Biden has decided that what a President does is keep track of the long view, the fundamental issues having to do with covid recovery and then to restructure the economy so as to insure American prosperity for the next fifty years. This is a tall order for any President to achieve especially in that his margin in Congress is so slim and legislation depends on getting unanimity of Democratic Senators. This from the mountain approach can be thwarted by immediate political problems that have to be dealt with because the nation itself is at risk. There is the unprecedented attack on the Capital and most Republicans, whether as citizens or as legislators, do not agree with the legitimacy of Biden’s election.
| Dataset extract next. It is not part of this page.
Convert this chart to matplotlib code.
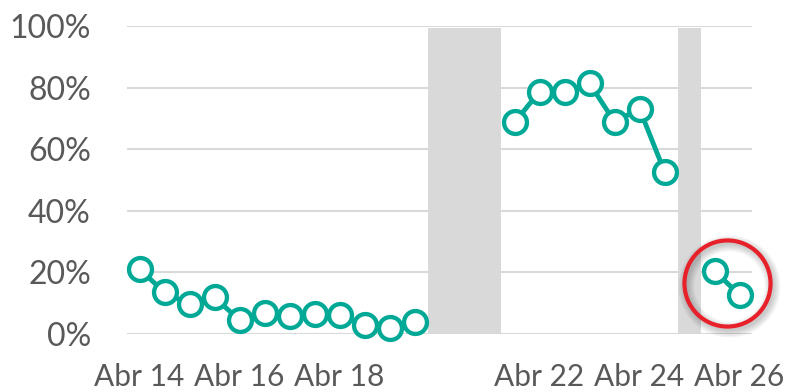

Biden seems to avoid the issue by letting the Justice Department prosecute the offenders and leave off the hook the legislators who abetted or still support the idea of the insurrection even if they dismiss it as just unfortunate or just a riot or just a version of a tour through Statuary Hall. Also, and clearly following a precedent, is the attempt by largely Southern legislatures, to abridge voting rights for minority people some few years after the Supreme Court, in its often misguided and naive wisdom, thought it was no longer necessary to keep in operation the Voting Rights Act of 1965, which required preclearance for changes in voting procedures in states with a long history of voting practices to keep black people from voting. The old penny turns up. Biden wants to pass a voting rights bill that will restore the Sixty Five act but is not yet willing to deal with it by breaking the filibuster because he won't get the unanimity of the Democratic Senators that it would require. Maybe it is time to arm twist Manchin. Hasn’t he had enough time to see that the Republicans are obstructionists rather than reasonable? So Biden skirts the immediate crises, however serious they are as threats to democracy, because he is acting in view of an even larger view, that we can ride out these other issues to get his major issues. I hope his guess is right.